Sendikal konferanslarda yapılan değerlendirmeler sendikaların, bütün eksikliklerine ve zaaflarına rağmen emekçiler arasındaki rekabete son vererek, ortak çıkarlar etrafında birlik ve güç oluşturmalarını sağlamak açısından yeri doldurulamaz örgütler olduğunun da hakkını veriyor. Ancak bütün bu tespit ve değerlendirmelere rağmen sendikalara yönelik algıların günümüzde geçmişe göre çok daha farklı ve olumsuz bir içerikte olduğunu da bir gerçek. Sendikal konferansların yapıldığı il ya da ilçelerde oldukça geniş bir etki yarattığını söyleyebiliriz. Bütün bu çabalar, sendikal yapıların demokratikleştirilmesi, tabanın isteklerinin sendikal politikaların oluşmasında belirleyici olması ve sendikaların gerçek birer örgütlenme ve mücadele merkezleri olarak yeniden örgütlenmesine kadar geniş amaçlar etrafında gerçekleşiyor.
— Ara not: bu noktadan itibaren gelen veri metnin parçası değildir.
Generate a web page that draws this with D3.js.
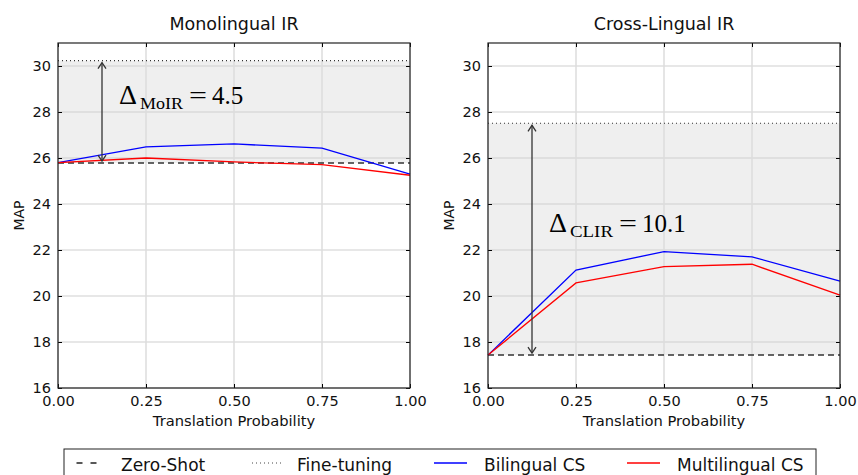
<!DOCTYPE html>
<html><head><meta charset="utf-8">
<script src="https://cdn.jsdelivr.net/npm/d3@7"></script>
<style>body{margin:0;background:#fff}svg{display:block;font-family:"DejaVu Sans",sans-serif}</style>
</head><body><svg id="c" width="858" height="475"></svg>
<script>
const probs = [0, 0.25, 0.5, 0.75, 1.0];
const xTicks = [0, 0.25, 0.5, 0.75, 1.0];
const yTicks = [16, 18, 20, 22, 24, 26, 28, 30];
const titles = ["Monolingual IR", "Cross-Lingual IR"];
const zeroShot = [25.78, 17.43];
const fineTuning = [30.23, 27.51];
const bilingualMoIR = [25.8, 26.48, 26.61, 26.43, 25.30];
const multilingualMoIR = [25.8, 26.0, 25.83, 25.71, 25.25];
const bilingualCLIR = [17.43, 21.13, 21.93, 21.70, 20.65];
const multilingualCLIR = [17.43, 20.57, 21.28, 21.38, 20.04];
const deltaSub = ["MoIR", "CLIR"];
const deltaVal = ["4.5", "10.1"];
const legendLabels = ["Zero-Shot", "Fine-tuning", "Bilingual CS", "Multilingual CS"];

const svg = d3.select("#c");
const panels = [
  {x0: 58, bil: bilingualMoIR, mul: multilingualMoIR, tx: 119, ty: 104},
  {x0: 488, bil: bilingualCLIR, mul: multilingualCLIR, tx: 549, ty: 232}
];
const W = 352, pTop = 43, pBottom = 388;
const serif = "'Liberation Serif','DejaVu Serif',serif";

panels.forEach((p, i) => {
  const g = svg.append("g");
  const x = d3.scaleLinear().domain([0, 1]).range([p.x0, p.x0 + W]);
  const y = d3.scaleLinear().domain([16, 31]).range([pBottom, pTop]);
  g.append("rect").attr("x", x(0)).attr("width", W)
    .attr("y", y(fineTuning[i])).attr("height", y(zeroShot[i]) - y(fineTuning[i]))
    .attr("fill", "#efefef");
  g.selectAll(".hg").data(yTicks).join("line")
    .attr("x1", x(0)).attr("x2", x(1)).attr("y1", d => y(d)).attr("y2", d => y(d))
    .attr("stroke", "#cfcfcf").attr("stroke-width", 1);
  g.selectAll(".vg").data(xTicks).join("line")
    .attr("y1", pTop).attr("y2", pBottom).attr("x1", d => x(d)).attr("x2", d => x(d))
    .attr("stroke", "#dcdcdc").attr("stroke-width", 1.5);
  g.append("line").attr("x1", x(0)).attr("x2", x(1)).attr("y1", y(zeroShot[i])).attr("y2", y(zeroShot[i]))
    .attr("stroke", "#333").attr("stroke-width", 1.5).attr("stroke-dasharray", "6,4");
  g.append("line").attr("x1", x(0)).attr("x2", x(1)).attr("y1", y(fineTuning[i])).attr("y2", y(fineTuning[i]))
    .attr("stroke", "#333").attr("stroke-width", 1.2).attr("stroke-dasharray", "1,3");
  const line = d3.line().x((d, j) => x(probs[j])).y(d => y(d));
  g.append("path").datum(p.bil).attr("d", line).attr("fill", "none").attr("stroke", "#0000ff").attr("stroke-width", 1.3);
  g.append("path").datum(p.mul).attr("d", line).attr("fill", "none").attr("stroke", "#ff0000").attr("stroke-width", 1.3);
  const ax = x(0.125), ya = y(fineTuning[i]) + 2, yb = y(zeroShot[i]) - 2;
  g.append("line").attr("x1", ax).attr("x2", ax).attr("y1", ya).attr("y2", yb).attr("stroke", "#333").attr("stroke-width", 1.3);
  g.append("path").attr("d", `M${ax-4},${ya+6}L${ax},${ya}L${ax+4},${ya+6}`).attr("fill", "none").attr("stroke", "#333").attr("stroke-width", 1.3);
  g.append("path").attr("d", `M${ax-4},${yb-6}L${ax},${yb}L${ax+4},${yb-6}`).attr("fill", "none").attr("stroke", "#333").attr("stroke-width", 1.3);
  const ann = g.append("g").attr("font-family", serif).attr("fill", "#000");
  ann.append("text").attr("x", p.tx).attr("y", p.ty).attr("font-size", 27)
    .attr("textLength", 18).attr("lengthAdjust", "spacingAndGlyphs").text("Δ");
  ann.append("text").attr("x", p.tx + 21).attr("y", p.ty + 5).attr("font-size", 17)
    .attr("textLength", 43).attr("lengthAdjust", "spacingAndGlyphs").text(deltaSub[i]);
  ann.append("text").attr("x", p.tx + 70).attr("y", p.ty).attr("font-size", 26)
    .attr("textLength", 18).attr("lengthAdjust", "spacingAndGlyphs").text("=");
  ann.append("text").attr("x", p.tx + 93).attr("y", p.ty).attr("font-size", 25).text(deltaVal[i]);
  const ax1 = g.append("g").attr("transform", `translate(0,${pBottom})`)
    .call(d3.axisBottom(x).tickValues(xTicks).tickFormat(d3.format(".2f")).tickSize(-4).tickPadding(6));
  const ax2 = g.append("g").attr("transform", `translate(0,${pTop})`)
    .call(d3.axisTop(x).tickValues(xTicks).tickFormat("").tickSize(-4));
  const ay1 = g.append("g").attr("transform", `translate(${x(0)},0)`)
    .call(d3.axisLeft(y).tickValues(yTicks).tickSize(-4).tickPadding(7));
  const ay2 = g.append("g").attr("transform", `translate(${x(1)},0)`)
    .call(d3.axisRight(y).tickValues(yTicks).tickFormat("").tickSize(-4));
  [ax1, ax2, ay1, ay2].forEach(a => {
    a.select(".domain").remove();
    a.selectAll("line").attr("stroke", "#000");
    a.selectAll("text").attr("font-size", 14.5).attr("fill", "#111").attr("font-family", "'DejaVu Sans',sans-serif");
  });
  ax1.selectAll("text").attr("dy", "0.85em");
  g.append("rect").attr("x", x(0)).attr("y", pTop).attr("width", W).attr("height", pBottom - pTop)
    .attr("fill", "none").attr("stroke", "#222").attr("stroke-width", 1.2);
  g.append("text").attr("x", p.x0 + W / 2).attr("y", 30).attr("text-anchor", "middle").attr("font-size", 17.5).attr("fill", "#111").text(titles[i]);
  g.append("text").attr("x", p.x0 + W / 2).attr("y", 426).attr("text-anchor", "middle").attr("font-size", 14.7).attr("fill", "#111").text("Translation Probability");
  g.append("text").attr("transform", `translate(${p.x0 - 34},${(pTop + pBottom) / 2}) rotate(-90)`).attr("text-anchor", "middle").attr("font-size", 14).attr("fill", "#111").text("MAP");
});

const lg = svg.append("g");
lg.append("rect").attr("x", 64).attr("y", 449).attr("width", 752).attr("height", 40).attr("fill", "#fff").attr("stroke", "#222").attr("stroke-width", 1);
const legItems = [
  {x1: 76.5, x2: 97, tx: 121, stroke: "#222", dash: "6,8", w: 1.5},
  {x1: 252, x2: 281, tx: 297, stroke: "#444", dash: "1,3", w: 1},
  {x1: 434, x2: 467, tx: 484, stroke: "#0000ff", dash: null, w: 1.3},
  {x1: 627, x2: 660, tx: 677, stroke: "#ff0000", dash: null, w: 1.3}
];
legItems.forEach((it, k) => {
  lg.append("line").attr("x1", it.x1).attr("x2", it.x2).attr("y1", 463).attr("y2", 463)
    .attr("stroke", it.stroke).attr("stroke-width", it.w).attr("stroke-dasharray", it.dash);
  lg.append("text").attr("x", it.tx).attr("y", 471).attr("font-size", 17).attr("fill", "#111").text(legendLabels[k]);
});
</script></body></html>
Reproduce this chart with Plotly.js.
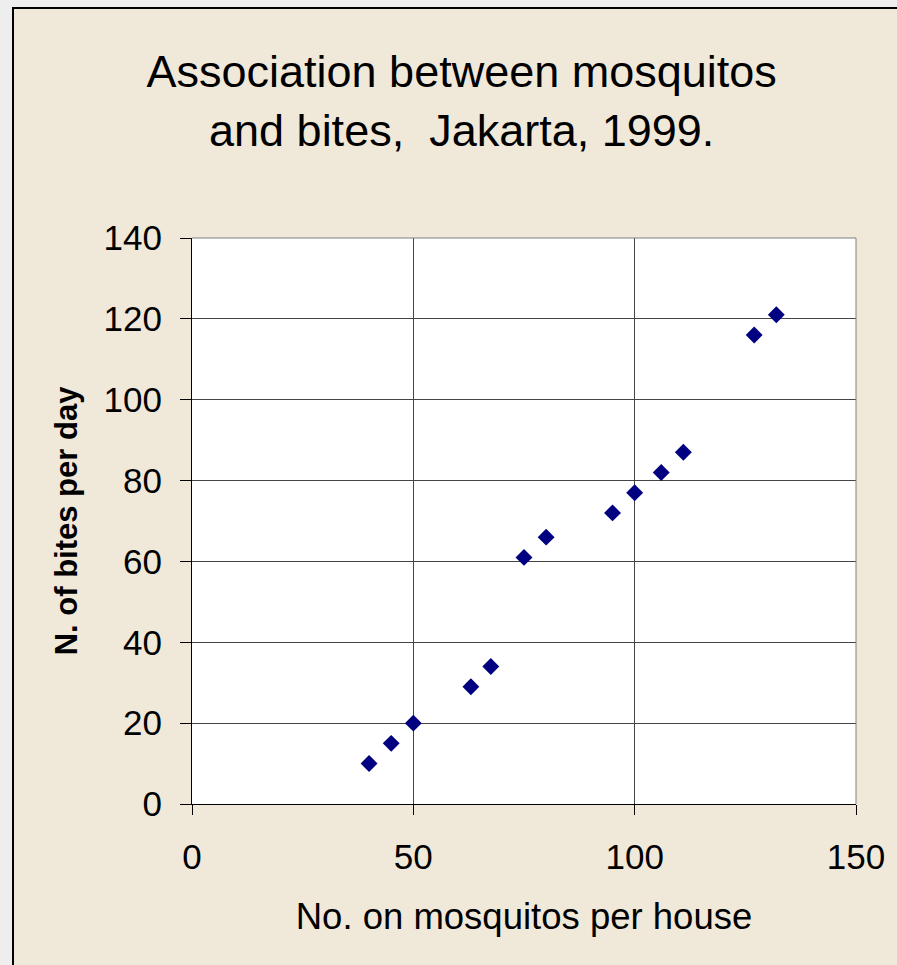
<!DOCTYPE html>
<html><head><meta charset="utf-8">
<script src="https://cdn.plot.ly/plotly-3.0.1.min.js"></script>
<style>
html,body{margin:0;padding:0;background:#EEEEEE;width:897px;height:965px;overflow:hidden;}
#gd{position:absolute;left:12px;top:7px;width:883px;height:956px;border-left:2px solid #000;border-top:2px solid #000;background:#F0E8D9;}
</style></head><body>
<div id="gd"></div>
<script>
const mosquitos = [40, 45, 50, 63, 67.5, 75, 80, 95, 100, 106, 111, 127, 132];
const bites     = [10, 15, 20, 29, 34, 61, 66, 72, 77, 82, 87, 116, 121];
const xTicks = [0, 50, 100, 150];
const yTicks = [0, 20, 40, 60, 80, 100, 120, 140];

const font = 'Liberation Sans, Arial, sans-serif';
Plotly.newPlot('gd', [{
  type: 'scatter', mode: 'markers',
  x: mosquitos, y: bites,
  marker: {symbol: 'diamond', size: 13, color: '#000080'},
  hoverinfo: 'x+y'
}], {
  width: 883, height: 956,
  paper_bgcolor: '#F0E8D9', plot_bgcolor: '#FFFFFF',
  margin: {l: 178, r: 41, t: 229, b: 161},
  showlegend: false,
  font: {family: font, color: '#000'},
  title: {text: 'Association between mosquitos<br>and bites,  Jakarta, 1999.', font: {size: 45, family: font, color: '#000'},
          x: 0.507, xanchor: 'center', y: 0.918, yanchor: 'top'},
  xaxis: {range: [0, 150], tickvals: xTicks, ticktext: xTicks.map(String), showgrid: true, gridcolor: '#444', gridwidth: 1,
          zeroline: false, showline: true, linecolor: '#000', linewidth: 1, ticks: 'outside', ticklen: 10, tickcolor: '#000',
          tickfont: {size: 35, family: font}, ticklabelstandoff: 12,
          title: {text: 'No. on mosquitos per house', font: {size: 36.5, family: font}, standoff: 28}},
  yaxis: {range: [0, 140], tickvals: yTicks, ticktext: yTicks.map(String), showgrid: true, gridcolor: '#444', gridwidth: 1,
          zeroline: false, showline: true, linecolor: '#000', linewidth: 1, ticks: 'outside', ticklen: 11, tickcolor: '#000',
          tickfont: {size: 35, family: font}, ticklabelstandoff: 11,
          title: {text: '<b>N. of bites per day</b>', font: {size: 31, family: font}, standoff: 16}},
  shapes: [
    {type: 'line', xref: 'paper', yref: 'paper', x0: 0, x1: 1, y0: 1, y1: 1, line: {color: '#808080', width: 1}},
    {type: 'line', xref: 'paper', yref: 'paper', x0: 1, x1: 1, y0: 0, y1: 1, line: {color: '#808080', width: 1}}
  ]
}, {displayModeBar: false, staticPlot: true});
</script></body></html>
Sendikal konferans ve kurultaylarda alınan kararların içeriği üzerinden oluşturulan ortak irade, bir taraftan sendikaların ve sendikal hareketin içinde bulunduğumuz dönemin mücadele ihtiyaçlarına uygun bir içerikte dönüştürülmesini hedeflerken, diğer taraftan işçi ve emekçilerin birleşik mücadelesinin önündeki engellere karşı daha uyanık olmayı da işçi sınıfının önüne somut bir hedef olarak koyuyor.